Ergonomic Tools for Gardening

— Written By

By Kim Outing 

Master Gardener℠ volunteer intern in Chatham County

We all know that setting up your desk or workstation using ergonomic design principles can help to reduce stress and fatigue on joints, back/neck/shoulders, eyes, etc. If you have ever used a desktop computer, keyboard, and mouse, you know that inadequate attention to ergonomics can result in all sorts of ailments, like the dreaded “mouse arm.” (I speak from experience!) So, when you work in the garden, think about your garden tools and equipment in the same way – look to optimize for performance and safety! 

Kim Outing Chatham Extension Master Gardener Volunteer

Kim Outing, Master Gardener volunteer in Chatham County

Essential garden hand tools such as trowels, cultivators, and weeders, can be ergonomically designed or adapted to reduce strain on joints. Here are some questions to consider when choosing tools for gardening:

  • Can you keep your wrist straight (neutral) while using the tool? A neutral position can improve grip strength and reduce stress on the wrist and hand. Hand tools allowing a neutral position for the wrist will often have a curved handle or a handle that is perpendicular to the tool head. 
  • Do you have concerns about your hand/wrist strength? Some ergonomic garden tools are designed to allow for the attachment of a forearm cuff. With the cuff stem secure and the cuff around your forearm, you grip the tool’s ergonomic handle and get to work. This helps you leverage more of the arm muscles and reduces hand and wrist fatigue. 
  • Can you telescope the tool (or lengthen with an extender attachment or easy change handle) to reduce bending and reaching? 
  • Do shears, pruners, and loppers have motion assisted action? Tools with ratcheting mechanisms, such as ratcheting loppers or pruners, require less effort. You can also select spring-action tools to reduce strain when cutting and pruning.
  • Can you use long-handled tools, like shovels, with minimal bending? Having a second handle (add-on or integrated) partway down will help, and also provide more control.
  • Is the tool a manageable weight and size for you to get the job done?
  • Can you get a good, comfortable grip? 

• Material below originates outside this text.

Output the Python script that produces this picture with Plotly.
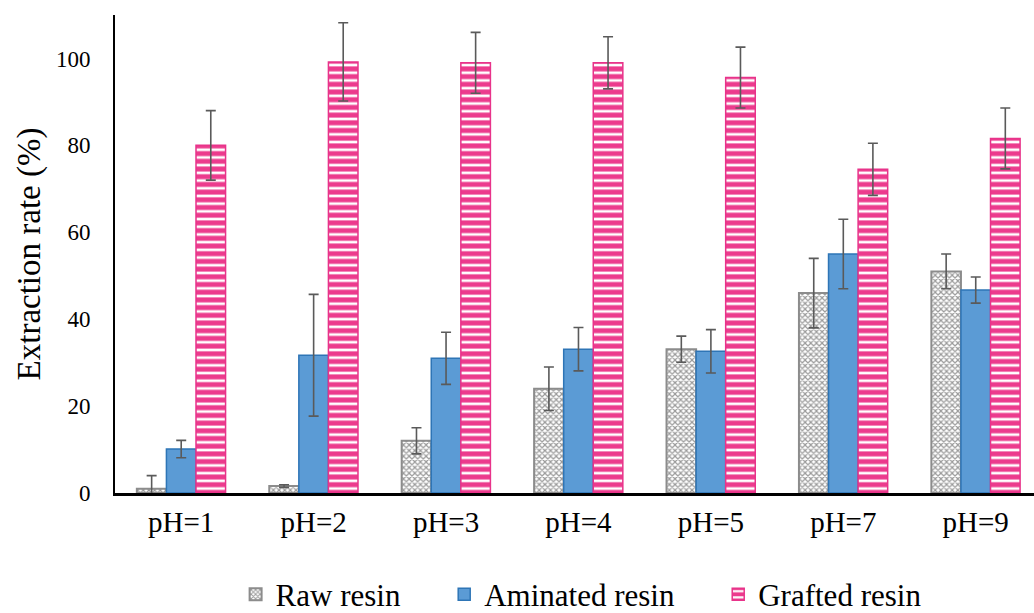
import plotly.graph_objects as go

categories = ["pH=1", "pH=2", "pH=3", "pH=4", "pH=5", "pH=7", "pH=9"]
raw_vals = [1.0, 1.6, 12.0, 24.0, 33.1, 46.0, 51.0]
raw_err = [3.0, 0.3, 3.0, 5.0, 3.0, 8.0, 4.0]
amin_vals = [10.1, 31.7, 31.0, 33.1, 32.6, 55.0, 46.7]
amin_err = [2.0, 14.0, 6.0, 5.0, 5.0, 8.0, 3.0]
graft_vals = [80.0, 99.2, 99.0, 99.0, 95.6, 74.5, 81.6]
graft_err = [8.0, 9.0, 7.0, 6.0, 7.0, 6.0, 7.0]
series_names = ["Raw resin", "Aminated resin", "Grafted resin"]

FONT = "Liberation Serif, Times New Roman, serif"
err_style = dict(type="data", visible=True, color="#5a5a5a", thickness=1.6, width=5)
GAP = "\u00a0" * 5

fig = go.Figure()
fig.add_trace(go.Bar(
    name=series_names[0] + GAP, x=categories, y=raw_vals,
    error_y=dict(array=raw_err, **err_style),
    marker=dict(color="#ffffff", line=dict(color="#8c8c8c", width=2),
                pattern=dict(shape="x", fgcolor="#9a9a9a", bgcolor="#ffffff",
                             size=4, solidity=0.5, fgopacity=1, fillmode="overlay")),
))
fig.add_trace(go.Bar(
    name=series_names[1] + GAP, x=categories, y=amin_vals,
    error_y=dict(array=amin_err, **err_style),
    marker=dict(color="#5B9BD5", line=dict(color="#2E75B6", width=1.5)),
))
fig.add_trace(go.Bar(
    name=series_names[2], x=categories, y=graft_vals,
    error_y=dict(array=graft_err, **err_style),
    marker=dict(color="#EC3B8D", line=dict(color="#E8338A", width=1.5),
                pattern=dict(shape="-", fgcolor="#ffffff", bgcolor="#EC3B8D",
                             size=7.7, solidity=0.35, fgopacity=1, fillmode="overlay")),
))

fig.update_layout(
    width=1034, height=613,
    paper_bgcolor="white", plot_bgcolor="white",
    barmode="group", bargap=0.33, bargroupgap=0,
    margin=dict(l=115, r=0, t=15, b=120, autoexpand=False),
    font=dict(family=FONT, color="#000000"),
    legend=dict(orientation="h", xref="container", x=0.562, xanchor="center",
                yref="container", y=0.03, yanchor="middle",
                font=dict(family=FONT, size=31), itemwidth=30, traceorder="normal"),
    xaxis=dict(range=[-0.5, 6.44], showline=True, linecolor="#000000", linewidth=2.5,
               ticks="", tickfont=dict(family=FONT, size=29), ticklabelstandoff=1,
               showgrid=False, automargin=False),
    yaxis=dict(range=[0, 110], tickvals=[0, 20, 40, 60, 80, 100], showline=True,
               linecolor="#000000", linewidth=2, ticks="", showgrid=False, zeroline=False,
               tickfont=dict(family=FONT, size=23), ticklabelstandoff=18, automargin=False,
               title=dict(text="Extraction rate (%)", font=dict(family=FONT, size=33),
                          standoff=5)),
)

fig.write_html("out.html", config={"displayModeBar": False},
               post_script="document.body.style.margin='0';")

You can find a good selection of ergonomically designed garden tools online. Some are available with add-ons like forearm cuffs and reach extenders. You can also adapt your conventional tools by purchasing attachments, such as clamp-on handles to keep your wrists neutral. The publication Arthritis and Gardening: A Guide for Home Gardeners and Small Scale Producers, includes a discussion of ergonomic and adaptive tools. The Assistive Technology Toolbox of the National AgrAbility Project has links to ergonomic and adaptive tool and equipment options for gardening and lawn care, and this video clip features some of the types of tools we have highlighted here. 

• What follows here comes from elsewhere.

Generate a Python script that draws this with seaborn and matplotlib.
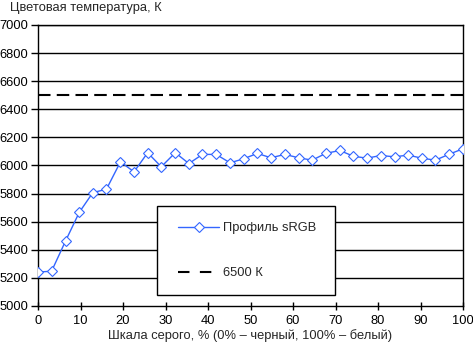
import matplotlib
matplotlib.use("Agg")
import matplotlib.pyplot as plt
import seaborn as sns
import pandas as pd
from matplotlib.lines import Line2D
from matplotlib.legend_handler import HandlerLine2D

gray_pct = [0.0, 3.2, 6.5, 9.7, 12.9, 16.1, 19.4, 22.6, 25.8, 29.0, 32.3, 35.5,
            38.7, 41.9, 45.2, 48.4, 51.6, 54.8, 58.1, 61.3, 64.5, 67.7, 71.0,
            74.2, 77.4, 80.6, 83.9, 87.1, 90.3, 93.5, 96.8, 100.0]
srgb_temp = [5241, 5248, 5464, 5666, 5807, 5831, 6026, 5955, 6091, 5991, 6091,
             6014, 6079, 6079, 6019, 6048, 6086, 6055, 6079, 6055, 6038, 6086,
             6107, 6066, 6052, 6071, 6062, 6074, 6052, 6038, 6081, 6119]
ref_temp = 6500
x_ticks = [0, 10, 20, 30, 40, 50, 60, 70, 80, 90, 100]
y_ticks = [5000, 5200, 5400, 5600, 5800, 6000, 6200, 6400, 6600, 6800, 7000]
series_label = "Профиль sRGB"
ref_label = "6500 К"
title = "Цветовая температура, К"
xlabel = "Шкала серого, % (0% – черный, 100% – белый)"

FS = 9.3
sns.set_style("white")
plt.rcParams['font.family'] = ['Liberation Sans', 'DejaVu Sans']
plt.rcParams['font.size'] = FS

df = pd.DataFrame({"x": gray_pct, "y": srgb_temp})

fig = plt.figure(figsize=(4.73, 3.49), dpi=100)
ax = fig.add_axes([38/473, 1 - 306/349, 425/473, 281/349])

blue = "#3366FF"
sns.lineplot(data=df, x="x", y="y", ax=ax, color=blue, linewidth=1.0,
             marker="D", markersize=4.8, markerfacecolor="white",
             markeredgecolor=blue, markeredgewidth=0.8, zorder=5)
ax.axhline(ref_temp, color="black", linewidth=1.5, dashes=(6, 3), zorder=4)

ax.set_xlim(0, 100)
ax.set_ylim(5000, 7000)
ax.set_xticks(x_ticks)
ax.set_yticks(y_ticks)
ax.set_xlabel(xlabel, fontsize=FS, labelpad=1.5)
ax.set_ylabel("")
for y in y_ticks[1:]:
    ax.axhline(y, color="black", linewidth=1.0, zorder=1)
for s in ax.spines.values():
    s.set_color("black")
    s.set_linewidth(1.0)
ax.tick_params(axis="x", direction="inout", length=6, width=1, colors="black",
               pad=3.5, labelsize=FS)
ax.tick_params(axis="y", direction="out", length=5, width=1, colors="black",
               pad=2, labelsize=FS)
ax.tick_params(bottom=True, left=True)

fig.text(10/473, 1 - 8/349, title, fontsize=FS, va="center", ha="left")

h_series = Line2D([], [], color=blue, linewidth=1.0, marker="D", markersize=4.8,
                  markerfacecolor="white", markeredgecolor=blue,
                  markeredgewidth=0.8)
h_ref = Line2D([], [], color="black", linewidth=1.5, dashes=(5.5, 5.0))
leg = ax.legend([h_series, h_ref], [series_label, ref_label], loc="upper left",
                bbox_to_anchor=(0.279, 0.032, 0.42, 0.324), mode="expand",
                frameon=True, fancybox=False, framealpha=1, edgecolor="black",
                handlelength=3.6, handletextpad=0.3, labelspacing=2.55,
                borderpad=1.25, fontsize=FS, numpoints=1, borderaxespad=0,
                handler_map={h_series: HandlerLine2D(xpad=0.4),
                             h_ref: HandlerLine2D(xpad=0.4)})
leg.get_frame().set_linewidth(1.0)
leg.set_zorder(10)

fig.savefig("out.png", dpi=100)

You can also DIY some of your tool upgrades. Here is a super easy DIY idea for adapting the grip of your tools for improved comfort and reduced slippage: cover the tool handle/grip area with foam pipe insulation and secure with duct tape. You can find detailed instructions on this at Big Handles for Comfortable Grips – Master Gardener Program, University of Wisconsin-Madison. Keep in mind that, according to the Arthritis and Gardening publication referenced above, your thumb and forefinger should meet when wrapped around the handle of your tool, since if the handle is too fat, it can lead to fatigue. And we don’t need that! Happy gardening!